Women and the Papacy

The Papacy is not other than the Ghost of the deceased Roman Empire, sitting crowned upon the grave thereof.”

Thomas Hobbes, Leviathan

Lots of people think they know how the Pope should be running the show. That explains the abundance of suggestions he’s received in the last couple years. First it’s a bunch of women trying to tell him what should be done about celibacy and then it’s a couple of renegade clerics supported by assorted priests. Collectively they are all thorns in the Pope’s crown.

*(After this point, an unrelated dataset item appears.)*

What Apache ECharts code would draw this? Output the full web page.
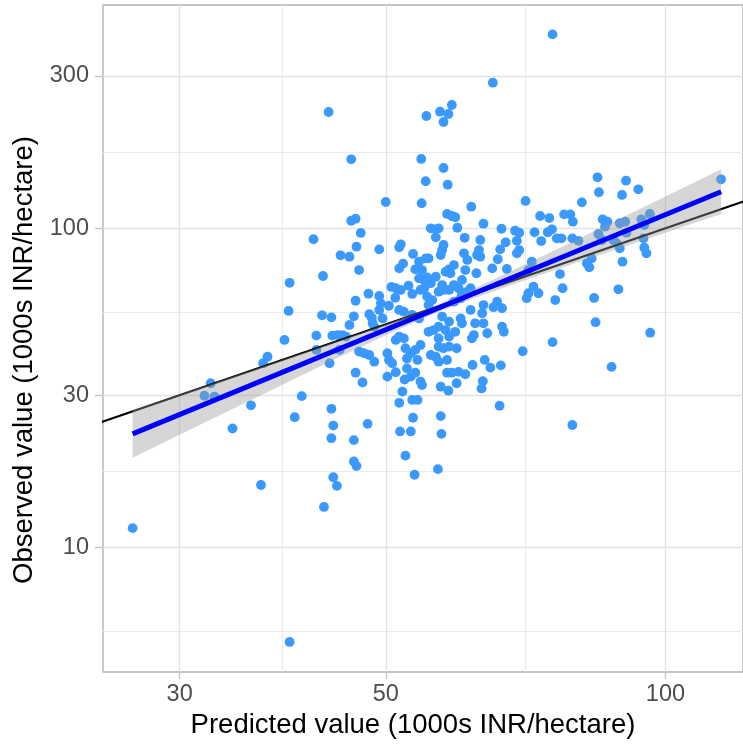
<!DOCTYPE html>
<html>
<head>
<meta charset="utf-8">
<script src="https://cdn.jsdelivr.net/npm/echarts@6/dist/echarts.min.js"></script>
<style>
  html, body { margin: 0; padding: 0; background: #ffffff; }
  #chart { width: 743px; height: 746px; }
</style>
</head>
<body>
<div id="chart"></div>
<script>
// Predicted vs observed land value, 1000s INR per hectare (log-log)
const predicted = [
  50.0, 54.65, 45.9, 46.4, 47.0, 41.8, 46.5, 49.2, 51.7, 51.9,
  53.5, 44.7, 45.7, 52.2, 51.7, 46.8, 42.8, 54.3, 55.0, 55.4,
  51.25, 50.7, 51.9, 52.9, 53.4, 54.5, 55.0, 55.4, 47.9, 49.2,
  51.2, 46.4, 49.4, 50.4, 51.7, 52.3, 49.2, 42.7, 43.7, 46.2,
  48.0, 48.3, 49.6, 45.7, 48.4, 48.6, 53.4, 54.3, 54.3, 55.2,
  53.8, 54.7, 70.7, 61.8, 58.2, 58.9, 59.4, 73.3, 75.0, 63.7,
  59.7, 55.9, 56.6, 57.0, 66.6, 68.9, 69.6, 72.3, 74.7, 75.5,
  56.6, 60.8, 63.2, 67.3, 66.4, 69.2, 73.5, 76.4, 57.7, 57.5,
  57.3, 63.0, 62.7, 63.2, 69.6, 69.2, 60.7, 61.2, 66.0, 55.6,
  59.2, 58.5, 58.0, 58.7, 65.1, 67.5, 60.9, 60.4, 62.6, 71.8,
  71.2, 56.6, 55.9, 57.5, 57.7, 59.2, 59.9, 61.7, 61.2, 60.4,
  60.2, 58.5, 57.0, 72.1, 71.2, 70.9, 73.0, 76.1, 56.1, 55.6,
  59.2, 63.7, 63.5, 65.9, 65.3, 66.7, 61.7, 62.4, 57.5, 58.5,
  57.0, 60.2, 60.4, 63.7, 66.7, 42.1, 43.8, 44.4, 44.9, 45.3,
  42.1, 43.5, 44.6, 46.8, 47.4, 48.0, 48.6, 46.4, 47.2, 50.2,
  50.4, 50.8, 51.25, 51.7, 52.3, 52.5, 53.2, 53.8, 54.5, 52.7,
  54.1, 52.7, 53.8, 53.2, 51.25, 50.2, 52.4, 54.5, 54.7, 52.1,
  40.6, 51.7, 53.4, 54.1, 43.7, 43.9, 47.8, 43.7, 46.2, 51.8,
  53.2, 53.5, 52.5, 46.2, 46.5, 43.9, 53.7, 75.6, 70.2, 55.6,
  56.3, 57.0, 58.0, 58.5, 62.2, 61.9, 64.3, 67.0, 59.4, 57.0,
  57.7, 58.5, 59.6, 55.9, 56.6, 57.0, 58.2, 62.0, 63.9, 64.8,
  66.5, 58.2, 58.9, 59.9, 60.9, 59.6, 63.6, 63.4, 57.3, 58.4,
  66.3, 57.3, 57.4, 56.9, 114.8, 84.5, 90.7, 84.8, 89.8, 93.5,
  81.3, 77.8, 79.0, 79.5, 85.6, 86.6, 89.3, 90.5, 90.8, 94.2,
  96.2, 94.9, 86.1, 84.7, 77.3, 79.4, 80.6, 85.4, 87.9, 88.6,
  94.7, 89.3, 94.9, 95.4, 83.3, 82.3, 82.8, 89.9, 77.0, 77.5,
  89.0, 83.8, 84.1, 96.3, 87.5, 39.4, 39.3, 38.9, 37.3, 36.9,
  32.4, 31.9, 32.7, 35.8, 34.2, 39.9, 26.7, 36.7, 39.4, 75.6,
  65.2, 43.4, 58.9, 57.2, 58.4, 55.3, 57.7, 45.9, 54.6, 57.7,
  55.2, 58.3, 44.3, 42.9, 79.4
];
const observed = [
  120.9, 119.8, 105.6, 107.2, 96.7, 92.4, 87.6, 85.9, 87.2, 89.1,
  83.1, 82.3, 81.5, 77.5, 74.9, 74.0, 70.9, 69.7, 68.9, 70.2,
  64.9, 65.5, 64.1, 66.1, 62.3, 64.1, 64.9, 61.1, 62.4, 61.4,
  60.6, 59.3, 58.2, 57.2, 55.5, 54.8, 55.5, 53.4, 52.6, 53.0,
  53.8, 52.5, 52.2, 49.8, 50.4, 49.2, 53.5, 52.2, 78.6, 80.5,
  74.4, 74.0, 121.8, 116.9, 110.9, 109.3, 108.3, 109.3, 107.7, 103.4,
  100.4, 100.0, 99.3, 100.0, 99.7, 98.3, 96.9, 97.2, 97.2, 99.3,
  93.7, 93.4, 91.9, 90.4, 85.9, 91.4, 91.2, 93.0, 88.7, 85.5,
  82.5, 85.5, 82.5, 81.5, 85.5, 83.5, 83.5, 79.6, 80.0, 80.5,
  76.7, 74.4, 73.1, 72.3, 74.9, 74.6, 74.0, 68.9, 72.3, 78.6,
  74.0, 70.5, 67.3, 66.4, 64.1, 66.4, 64.9, 64.9, 63.3, 62.6,
  60.4, 64.1, 63.3, 65.6, 62.6, 60.4, 62.6, 59.6, 59.6, 57.5,
  58.9, 57.5, 54.2, 58.9, 56.6, 56.2, 55.5, 50.4, 52.9, 51.0,
  49.2, 52.2, 50.4, 50.4, 49.2, 46.1, 46.1, 46.3, 46.3, 45.8,
  41.6, 37.8, 41.6, 41.1, 40.6, 40.1, 38.2, 35.3, 32.9, 40.6,
  38.7, 37.8, 44.7, 45.8, 45.2, 42.1, 40.6, 41.6, 43.1, 39.1,
  38.7, 36.4, 35.3, 34.3, 35.4, 34.3, 33.6, 33.1, 32.3, 30.8,
  29.8, 28.4, 29.0, 29.0, 27.2, 24.1, 24.4, 22.0, 21.7, 23.1,
  23.1, 25.5, 19.4, 18.6, 18.0, 16.6, 16.9, 44.0, 41.2, 47.4,
  48.0, 45.2, 48.0, 45.8, 46.3, 45.2, 46.9, 47.4, 47.4, 42.6,
  42.1, 42.6, 42.1, 40.1, 39.6, 38.2, 38.7, 37.3, 38.7, 36.6,
  37.2, 35.3, 35.3, 35.5, 34.9, 32.7, 33.2, 31.5, 31.9, 31.0,
  27.8, 25.8, 22.7, 17.6, 142.4, 144.5, 141.0, 129.7, 127.2, 132.5,
  120.6, 110.6, 110.6, 104.9, 106.7, 104.9, 103.7, 104.9, 96.9, 106.7,
  110.9, 102.4, 101.2, 96.0, 93.0, 93.0, 91.4, 91.9, 91.9, 89.7,
  93.0, 86.6, 86.9, 83.5, 80.5, 77.7, 75.5, 78.6, 71.9, 64.9,
  64.4, 60.5, 50.8, 47.1, 36.8, 67.5, 55.1, 44.7, 39.6, 37.8,
  32.7, 29.9, 29.7, 27.9, 23.6, 25.6, 11.5, 15.7, 5.06, 405,
  285.9, 231.4, 243.4, 231.9, 228.1, 224.8, 215.3, 164.5, 164.9, 154.5,
  140.4, 137.0, 15.6, 13.4, 24.2
];

// Axis breaks and limits (data units)
const xBreaks = [30, 50, 100];
const xMinorBreaks = [38.73, 70.71];
const yBreaks = [10, 30, 100, 300];
const yMinorBreaks = [5.48, 17.32, 54.77, 173.2];
const xLimits = [24.81, 121.2];
const yLimits = [4.074, 500.7];

// Fitted regression line and its confidence band
const fitX = [26.7, 114.8];
const fitY = [22.7, 130.2];
const bandX    = [26.7, 30, 35, 40, 45, 50, 56.6, 63, 70, 80, 90, 100, 114.8];
const bandLow  = [19.11, 22.56, 28.07, 33.91, 39.99, 46.27, 54.30, 61.17, 68.14, 77.81, 87.30, 96.80, 110.8];
const bandHigh = [26.95, 30.19, 35.10, 40.02, 44.98, 50.06, 57.40, 65.80, 76.11, 91.77, 108.4, 125.9, 153.0];

// 1:1 reference line
const identityRange = [20, 130];

const lg = Math.log10;
const FONT = '"Liberation Sans", Arial, Helvetica, sans-serif';
const fmt = v => String(Math.round(Math.pow(10, v)));

const chart = echarts.init(document.getElementById('chart'), null, { renderer: 'canvas' });

const points = predicted.map((x, i) => [lg(x), lg(observed[i])]);

const majorGrid = { show: true, lineStyle: { color: '#e2e2e2', width: 1.3 } };
const minorGrid = { show: true, lineStyle: { color: '#ebebeb', width: 1.1 } };

chart.setOption({
  animation: false,
  backgroundColor: '#ffffff',
  grid: {
    left: 103, top: 5, width: 642, height: 667,
    show: true, borderColor: '#b3b3b3', borderWidth: 1.4, backgroundColor: 'transparent'
  },
  xAxis: [
    {
      type: 'value', min: lg(xLimits[0]), max: lg(xLimits[1]),
      axisLine: { show: false },
      axisTick: { show: true, length: 7, customValues: xBreaks.map(lg), lineStyle: { color: '#c4c4c4', width: 1.3 } },
      axisLabel: { customValues: xBreaks.map(lg), formatter: fmt, margin: 11, color: '#4d4d4d', fontSize: 23.5, fontFamily: FONT },
      splitLine: majorGrid,
      name: 'Predicted value (1000s INR/hectare)',
      nameLocation: 'middle', nameGap: 38,
      nameTextStyle: { color: '#000000', fontSize: 27.5, fontFamily: FONT, padding: [0, 20, 0, 0] }
    },
    {
      type: 'value', min: lg(xLimits[0]), max: lg(xLimits[1]), position: 'bottom',
      axisLine: { show: false },
      axisTick: { show: false, customValues: xMinorBreaks.map(lg) },
      axisLabel: { show: false },
      splitLine: minorGrid
    }
  ],
  yAxis: [
    {
      type: 'value', min: lg(yLimits[0]), max: lg(yLimits[1]),
      axisLine: { show: false },
      axisTick: { show: true, length: 8, customValues: yBreaks.map(lg), lineStyle: { color: '#c4c4c4', width: 1.3 } },
      axisLabel: { customValues: yBreaks.map(lg), formatter: fmt, margin: 14, color: '#4d4d4d', fontSize: 23.5, fontFamily: FONT },
      splitLine: majorGrid,
      name: 'Observed value (1000s INR/hectare)',
      nameLocation: 'middle', nameGap: 62, nameRotate: 90,
      nameTextStyle: { color: '#000000', fontSize: 27.5, fontFamily: FONT, padding: [0, 43, 0, 0] }
    },
    {
      type: 'value', min: lg(yLimits[0]), max: lg(yLimits[1]), position: 'left',
      axisLine: { show: false },
      axisTick: { show: false, customValues: yMinorBreaks.map(lg) },
      axisLabel: { show: false },
      splitLine: minorGrid
    }
  ],
  series: [
    {
      type: 'scatter', xAxisIndex: 0, yAxisIndex: 0, z: 2,
      data: points, symbol: 'circle', symbolSize: 9.8,
      itemStyle: { color: '#3a99ff', opacity: 1 },
      silent: true
    },
    {
      type: 'line', xAxisIndex: 0, yAxisIndex: 0, z: 3,
      data: identityRange.map(v => [lg(v), lg(v)]),
      symbol: 'none', clip: true,
      lineStyle: { color: '#000000', width: 2 },
      silent: true
    },
    {
      type: 'custom', xAxisIndex: 0, yAxisIndex: 0, z: 4,
      data: [[lg(bandX[0]), lg(bandLow[0])]],
      renderItem: (params, api) => {
        const upper = bandX.map((x, i) => api.coord([lg(x), lg(bandHigh[i])]));
        const lower = bandX.map((x, i) => api.coord([lg(x), lg(bandLow[i])])).reverse();
        return {
          type: 'polygon',
          shape: { points: upper.concat(lower) },
          style: { fill: 'rgba(153,153,153,0.4)' }
        };
      },
      silent: true
    },
    {
      type: 'line', xAxisIndex: 0, yAxisIndex: 0, z: 5,
      data: fitX.map((x, i) => [lg(x), lg(fitY[i])]),
      symbol: 'none',
      lineStyle: { color: '#0000ff', width: 5 },
      silent: true
    }
  ]
});
</script>
</body>
</html>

On March 28, 2010, a Lettera aperta a Benedetto XVI was published in Il Dialogo in Italy. The letter was signed by forty women who were speaking out against the Church’s insistence that priests be celibate. The letter was apparently precipitated by a brief exchange between Cardinal Christoph Schoenborn, the archbishop of Vienna, and Vatican spokespeople. In his archdiocesan magazine in early March 2010 the Cardinal said that the question of priest celibacy and the question of personality development needed to be looked at by the Vatican. The Vatican said that the Cardinal’s comment had been misinterpreted and the Cardinal’s spokesman said the Cardinal was not “not any way seeking to challenge the Catholic Church’s celibacy rule” The women were uniquely well suited to comment on the rule since all of them were in relationships with non-celibate priests. These relationships, like the relationships many priests have had with children, are equally disapproved of by the Vatican. The letter was very respectful.

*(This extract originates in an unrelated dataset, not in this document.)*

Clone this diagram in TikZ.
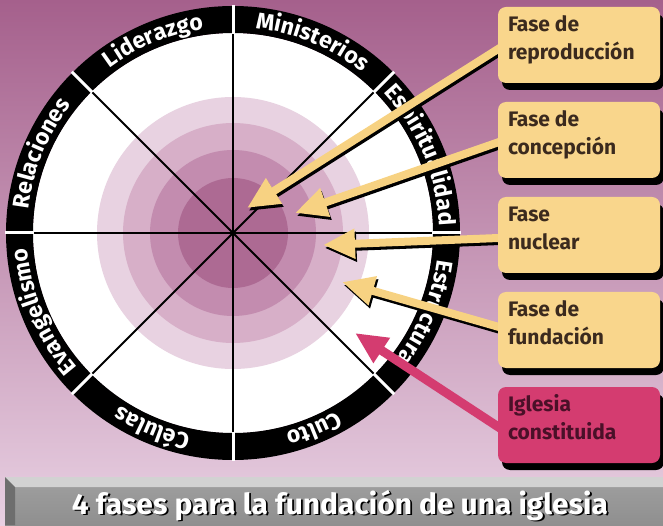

The women began by identifying themselves as women “from all parts of Italy, who have lived or are still living in a relationship with a priest. . . .” They said that the rule of celibacy “is being maintained without addressing the fundamental rights of people. . . The contempt with which they have attempted for centuries and in recent statements to silence the cry of men and women who have suffered in the already tattered shroud of mandatory celibacy hurts us.” Celibacy, they said, has nothing to do with the “scriptures in general, or with the Gospels in particular, or with Jesus, who never spoke about it.” They said that economic interest and expediency motivated the church in introducing celibacy into the priesthood and subequently it was “marinated in a certain amount of misogyny and hostility toward the body, psychological drives and its primary needs.” An online search does not disclose whether the Pope had the time or inclination to respond to the letter. He probably didn’t. But the annoying problem of women’s relationship to the church continues.

In May 2011, William Morris, the Bishop of Toowoomba, Australia was forced to resign his post, a post he had held since 1992. What was described as his forced resignation was the result of having addressed the shortage of priests in his diocese in an Advent letter he wrote in 2006 in which he said, among other things, that in order to increase the number of priests available to serve congregants, the church should consider ordaining women and married men. The Pope told Bishop Morris that the ban on ordaining women was infallible and gave Archbishop Charles Chaput of Denver, Colorado an all expense paid trip to Australia to investigate Bishop Morris. (Bishop Chaput was an excellent choice to conduct the investigation. He was the prelate who during the 2004 presidential election said anyone who voted for John Kerry was committing a sin for which he/she would have to confess before receiving communion since Senator Kerry supported a woman’s right to choose. He is now the Archbishop of Philadelphia where he has a bigger pulpit from which to preach his brand of Christian tolerance.) The results of the investigation were not surprising and Archbishop Morris was removed in May.

Father Bourgeois is a priest who is a member of the Maryknoll religious order. In 2008 he participated in the ordination of a woman conducted by a group known as the Roman Catholic Womenpriests. In response to his participation he received a letter from the Vatican telling him to recant or face excommunication. (The women were automatically excommunicated.) He responded to the Vatican in a lengthy missive to which he, like the writers of the a lettera received no reply. In late 2008 he was excommunicated by the Congregation for the Doctrine of the Faith but not dismissed from the Maryknolls. However, in 2011 the Maryknolls sent him the first, of two required demands, that he recant or face dismissal from the order. He has not recanted. He has found support.

In July, 157 Roman Catholic priests sent a letter to the superior general of Maryknoll Fathers and Brothers supporting Father Bourgeois “and his right to speak from his conscience.” (The National Council of Priests of Australia were more outspoken in complaining of Bishop Morris’s dismissal. They said it was influenced by people who “have limited pastoral experience.”)

When first confronted by the Vatican following his participation in the ordination, Father Bourgeois said: “Who are we as men to say that we are called by God to the ministry of priesthood, but women are not.” Now that he’s been excommunicated he has the answer- the Pope. He should let Bishop Morris know.